• [INSTRUCTIONS FOR THE TASK]:
Once the pictures are set aside, transcribe the remaining data exactly.

::::::::

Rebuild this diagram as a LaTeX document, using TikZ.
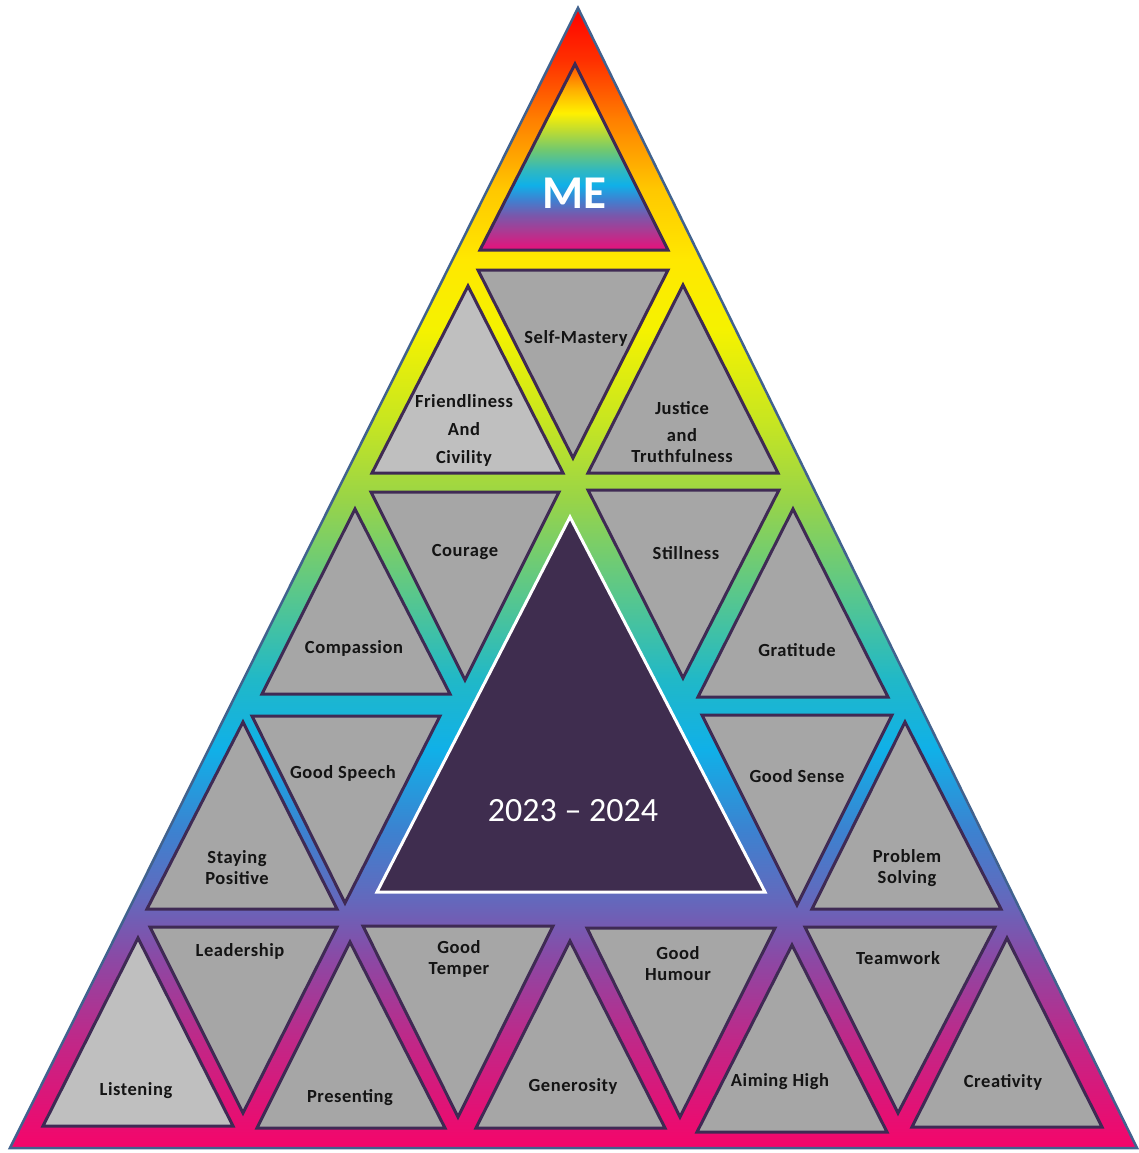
\documentclass[tikz,border=0pt]{standalone}
\usepackage{fontspec}
\setmainfont{Carlito}
\definecolor{r01}{HTML}{F5056A}
\definecolor{r02}{HTML}{C02888}
\definecolor{r03}{HTML}{8C48A4}
\definecolor{r04}{HTML}{6468BC}
\definecolor{r05}{HTML}{3C82D0}
\definecolor{r06}{HTML}{10B0E8}
\definecolor{r07}{HTML}{20B8C8}
\definecolor{r08}{HTML}{55C690}
\definecolor{r09}{HTML}{98D448}
\definecolor{r10}{HTML}{C8E620}
\definecolor{r11}{HTML}{F5F200}
\definecolor{r12}{HTML}{FFE800}
\definecolor{r13}{HTML}{FFC800}
\definecolor{r14}{HTML}{FF8000}
\definecolor{r15}{HTML}{FF3000}
\definecolor{r16}{HTML}{FF0000}
\definecolor{m01}{HTML}{E8107A}
\definecolor{m02}{HTML}{A83C94}
\definecolor{m03}{HTML}{7858AC}
\definecolor{m04}{HTML}{4080D0}
\definecolor{m05}{HTML}{10B0E8}
\definecolor{m06}{HTML}{30B8C0}
\definecolor{m07}{HTML}{70C870}
\definecolor{m08}{HTML}{C0DC30}
\definecolor{m09}{HTML}{FFF000}
\definecolor{m10}{HTML}{FFB000}
\definecolor{m11}{HTML}{FF5000}
\definecolor{outline}{HTML}{41628E}
\definecolor{tri}{HTML}{3F2A54}
\definecolor{grayA}{HTML}{A6A6A6}
\definecolor{grayB}{HTML}{BFBFBF}
\definecolor{centre}{HTML}{3F2D4F}
\definecolor{txt}{HTML}{141414}
\pgfdeclareverticalshading{rainbow}{100bp}{color(0bp)=(r01); color(25bp)=(r01); color(29.74bp)=(r02); color(33.25bp)=(r03); color(35.88bp)=(r04); color(38.95bp)=(r05); color(42.46bp)=(r06); color(45.53bp)=(r07); color(49.04bp)=(r08); color(53.42bp)=(r09); color(56.93bp)=(r10); color(60.88bp)=(r11); color(63.95bp)=(r12); color(67.02bp)=(r13); color(70.09bp)=(r14); color(72.72bp)=(r15); color(75bp)=(r16); color(100bp)=(r16)}
\pgfdeclareverticalshading{merainbow}{100bp}{color(0bp)=(m01); color(25bp)=(m01); color(30.38bp)=(m02); color(34.41bp)=(m03); color(38.44bp)=(m04); color(42.47bp)=(m05); color(46.51bp)=(m06); color(51.88bp)=(m07); color(57.26bp)=(m08); color(61.83bp)=(m09); color(68.01bp)=(m10); color(75bp)=(m11); color(100bp)=(m11)}
\newfontfamily\lblfont[LetterSpace=3]{Carlito}
\tikzset{
  cell/.style={draw=tri, line width=3pt, fill=grayA, line join=miter},
  lightcell/.style={cell, fill=grayB},
  lbl/.style={font=\lblfont\fontsize{18.5}{21}\selectfont\bfseries, text=txt, align=center, inner sep=0pt},
}
\begin{document}
\begin{tikzpicture}[x=1pt,y=-1pt]
\useasboundingbox (0,0) rectangle (1139,1153);
% outer triangle
\shade[shading=rainbow] (578,8) -- (1137,1148) -- (10,1148) -- cycle;
\draw[outline, line width=2.5pt, line join=miter] (578,8) -- (1137,1148) -- (10,1148) -- cycle;
% ME triangle
\shade[shading=merainbow] (575,64) -- (668,250) -- (480,250) -- cycle;
\draw[tri, line width=3pt] (575,64) -- (668,250) -- (480,250) -- cycle;
% row 1
\draw[cell] (478,270) -- (668,270) -- (573,458) -- cycle;
\draw[lightcell] (468,286) -- (563,473) -- (372,473) -- cycle;
\draw[cell] (683,285) -- (778,473) -- (588,473) -- cycle;
% row 2
\draw[cell] (371,492) -- (559,492) -- (465,680) -- cycle;
\draw[cell] (588,490) -- (779,490) -- (683,678) -- cycle;
\draw[cell] (355,509) -- (450,694) -- (262,694) -- cycle;
\draw[cell] (793,509) -- (888,697) -- (698,697) -- cycle;
% centre
\draw[fill=centre, draw=white, line width=3pt] (570,517) -- (765,892) -- (377,892) -- cycle;
% row 3
\draw[cell] (252,716) -- (440,716) -- (345,903) -- cycle;
\draw[cell] (243,722) -- (337,909) -- (147,909) -- cycle;
\draw[cell] (702,715) -- (892,715) -- (797,905) -- cycle;
\draw[cell] (905,722) -- (1001,909) -- (812,909) -- cycle;
% row 4
\draw[cell] (150,927) -- (337,927) -- (243,1113) -- cycle;
\draw[lightcell] (138,938) -- (233,1126) -- (43,1126) -- cycle;
\draw[cell] (350,942) -- (445,1128) -- (257,1128) -- cycle;
\draw[cell] (363,926) -- (553,926) -- (458,1117) -- cycle;
\draw[cell] (570,941) -- (665,1128) -- (476,1128) -- cycle;
\draw[cell] (587,928) -- (775,928) -- (680,1117) -- cycle;
\draw[cell] (792,945) -- (887,1132) -- (697,1132) -- cycle;
\draw[cell] (805,927) -- (995,927) -- (898,1113) -- cycle;
\draw[cell] (1007,938) -- (1102,1127) -- (912,1127) -- cycle;
% labels
\node[font=\fontsize{47}{50}\selectfont\bfseries, text=white, inner sep=0pt] (me) at (574,193) {ME};
\node[font=\fontsize{34}{38}\selectfont, text=white, inner sep=0pt] (years) at (573,811) {2023 \textendash\ 2024};
\node[lbl] (selfmastery) at (576,338) {Self-Mastery};
\node[lbl, font=\lblfont\fontsize{18.5}{28}\selectfont\bfseries] (friend) at (464,430) {Friendliness\\And\\Civility};
\node[lbl, font=\lblfont\fontsize{18.5}{27}\selectfont\bfseries] (justice) at (682,432) {Justice\\and\\[-6pt]Truthfulness};
\node[lbl] (courage) at (465,552) {Courage};
\node[lbl] (stillness) at (686,553) {Stillness};
\node[lbl] (compassion) at (354,648) {Compassion};
\node[lbl] (gratitude) at (797,650) {Gratitude};
\node[lbl] (goodspeech) at (343,773) {Good Speech};
\node[lbl] (goodsense) at (797,776) {Good Sense};
\node[lbl] (staying) at (237,868) {Staying\\Positive};
\node[lbl] (problem) at (907,868) {Problem\\Solving};
\node[lbl] (leadership) at (240,951) {Leadership};
\node[lbl] (temper) at (459,959) {Good\\Temper};
\node[lbl] (humour) at (678,964) {Good\\Humour};
\node[lbl] (teamwork) at (898,958) {Teamwork};
\node[lbl] (listening) at (136,1091) {Listening};
\node[lbl] (presenting) at (350,1098) {Presenting};
\node[lbl] (generosity) at (573,1086) {Generosity};
\node[lbl] (aiming) at (780,1082) {Aiming High};
\node[lbl] (creativity) at (1003,1082) {Creativity};
\end{tikzpicture}
\end{document}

::::::::

• [WORKED ANSWER]:
Rebuild this diagram as a LaTeX document, using TikZ.
\documentclass[tikz,border=0pt]{standalone}
\usepackage{fontspec}
\setmainfont{Carlito}
\definecolor{r01}{HTML}{F5056A}
\definecolor{r02}{HTML}{C02888}
\definecolor{r03}{HTML}{8C48A4}
\definecolor{r04}{HTML}{6468BC}
\definecolor{r05}{HTML}{3C82D0}
\definecolor{r06}{HTML}{10B0E8}
\definecolor{r07}{HTML}{20B8C8}
\definecolor{r08}{HTML}{55C690}
\definecolor{r09}{HTML}{98D448}
\definecolor{r10}{HTML}{C8E620}
\definecolor{r11}{HTML}{F5F200}
\definecolor{r12}{HTML}{FFE800}
\definecolor{r13}{HTML}{FFC800}
\definecolor{r14}{HTML}{FF8000}
\definecolor{r15}{HTML}{FF3000}
\definecolor{r16}{HTML}{FF0000}
\definecolor{m01}{HTML}{E8107A}
\definecolor{m02}{HTML}{A83C94}
\definecolor{m03}{HTML}{7858AC}
\definecolor{m04}{HTML}{4080D0}
\definecolor{m05}{HTML}{10B0E8}
\definecolor{m06}{HTML}{30B8C0}
\definecolor{m07}{HTML}{70C870}
\definecolor{m08}{HTML}{C0DC30}
\definecolor{m09}{HTML}{FFF000}
\definecolor{m10}{HTML}{FFB000}
\definecolor{m11}{HTML}{FF5000}
\definecolor{outline}{HTML}{41628E}
\definecolor{tri}{HTML}{3F2A54}
\definecolor{grayA}{HTML}{A6A6A6}
\definecolor{grayB}{HTML}{BFBFBF}
\definecolor{centre}{HTML}{3F2D4F}
\definecolor{txt}{HTML}{141414}
\pgfdeclareverticalshading{rainbow}{100bp}{color(0bp)=(r01); color(25bp)=(r01); color(29.74bp)=(r02); color(33.25bp)=(r03); color(35.88bp)=(r04); color(38.95bp)=(r05); color(42.46bp)=(r06); color(45.53bp)=(r07); color(49.04bp)=(r08); color(53.42bp)=(r09); color(56.93bp)=(r10); color(60.88bp)=(r11); color(63.95bp)=(r12); color(67.02bp)=(r13); color(70.09bp)=(r14); color(72.72bp)=(r15); color(75bp)=(r16); color(100bp)=(r16)}
\pgfdeclareverticalshading{merainbow}{100bp}{color(0bp)=(m01); color(25bp)=(m01); color(30.38bp)=(m02); color(34.41bp)=(m03); color(38.44bp)=(m04); color(42.47bp)=(m05); color(46.51bp)=(m06); color(51.88bp)=(m07); color(57.26bp)=(m08); color(61.83bp)=(m09); color(68.01bp)=(m10); color(75bp)=(m11); color(100bp)=(m11)}
\newfontfamily\lblfont[LetterSpace=3]{Carlito}
\tikzset{
  cell/.style={draw=tri, line width=3pt, fill=grayA, line join=miter},
  lightcell/.style={cell, fill=grayB},
  lbl/.style={font=\lblfont\fontsize{18.5}{21}\selectfont\bfseries, text=txt, align=center, inner sep=0pt},
}
\begin{document}
\begin{tikzpicture}[x=1pt,y=-1pt]
\useasboundingbox (0,0) rectangle (1139,1153);
% outer triangle
\shade[shading=rainbow] (578,8) -- (1137,1148) -- (10,1148) -- cycle;
\draw[outline, line width=2.5pt, line join=miter] (578,8) -- (1137,1148) -- (10,1148) -- cycle;
% ME triangle
\shade[shading=merainbow] (575,64) -- (668,250) -- (480,250) -- cycle;
\draw[tri, line width=3pt] (575,64) -- (668,250) -- (480,250) -- cycle;
% row 1
\draw[cell] (478,270) -- (668,270) -- (573,458) -- cycle;
\draw[lightcell] (468,286) -- (563,473) -- (372,473) -- cycle;
\draw[cell] (683,285) -- (778,473) -- (588,473) -- cycle;
% row 2
\draw[cell] (371,492) -- (559,492) -- (465,680) -- cycle;
\draw[cell] (588,490) -- (779,490) -- (683,678) -- cycle;
\draw[cell] (355,509) -- (450,694) -- (262,694) -- cycle;
\draw[cell] (793,509) -- (888,697) -- (698,697) -- cycle;
% centre
\draw[fill=centre, draw=white, line width=3pt] (570,517) -- (765,892) -- (377,892) -- cycle;
% row 3
\draw[cell] (252,716) -- (440,716) -- (345,903) -- cycle;
\draw[cell] (243,722) -- (337,909) -- (147,909) -- cycle;
\draw[cell] (702,715) -- (892,715) -- (797,905) -- cycle;
\draw[cell] (905,722) -- (1001,909) -- (812,909) -- cycle;
% row 4
\draw[cell] (150,927) -- (337,927) -- (243,1113) -- cycle;
\draw[lightcell] (138,938) -- (233,1126) -- (43,1126) -- cycle;
\draw[cell] (350,942) -- (445,1128) -- (257,1128) -- cycle;
\draw[cell] (363,926) -- (553,926) -- (458,1117) -- cycle;
\draw[cell] (570,941) -- (665,1128) -- (476,1128) -- cycle;
\draw[cell] (587,928) -- (775,928) -- (680,1117) -- cycle;
\draw[cell] (792,945) -- (887,1132) -- (697,1132) -- cycle;
\draw[cell] (805,927) -- (995,927) -- (898,1113) -- cycle;
\draw[cell] (1007,938) -- (1102,1127) -- (912,1127) -- cycle;
% labels
\node[font=\fontsize{47}{50}\selectfont\bfseries, text=white, inner sep=0pt] (me) at (574,193) {ME};
\node[font=\fontsize{34}{38}\selectfont, text=white, inner sep=0pt] (years) at (573,811) {2023 \textendash\ 2024};
\node[lbl] (selfmastery) at (576,338) {Self-Mastery};
\node[lbl, font=\lblfont\fontsize{18.5}{28}\selectfont\bfseries] (friend) at (464,430) {Friendliness\\And\\Civility};
\node[lbl, font=\lblfont\fontsize{18.5}{27}\selectfont\bfseries] (justice) at (682,432) {Justice\\and\\[-6pt]Truthfulness};
\node[lbl] (courage) at (465,552) {Courage};
\node[lbl] (stillness) at (686,553) {Stillness};
\node[lbl] (compassion) at (354,648) {Compassion};
\node[lbl] (gratitude) at (797,650) {Gratitude};
\node[lbl] (goodspeech) at (343,773) {Good Speech};
\node[lbl] (goodsense) at (797,776) {Good Sense};
\node[lbl] (staying) at (237,868) {Staying\\Positive};
\node[lbl] (problem) at (907,868) {Problem\\Solving};
\node[lbl] (leadership) at (240,951) {Leadership};
\node[lbl] (temper) at (459,959) {Good\\Temper};
\node[lbl] (humour) at (678,964) {Good\\Humour};
\node[lbl] (teamwork) at (898,958) {Teamwork};
\node[lbl] (listening) at (136,1091) {Listening};
\node[lbl] (presenting) at (350,1098) {Presenting};
\node[lbl] (generosity) at (573,1086) {Generosity};
\node[lbl] (aiming) at (780,1082) {Aiming High};
\node[lbl] (creativity) at (1003,1082) {Creativity};
\end{tikzpicture}
\end{document}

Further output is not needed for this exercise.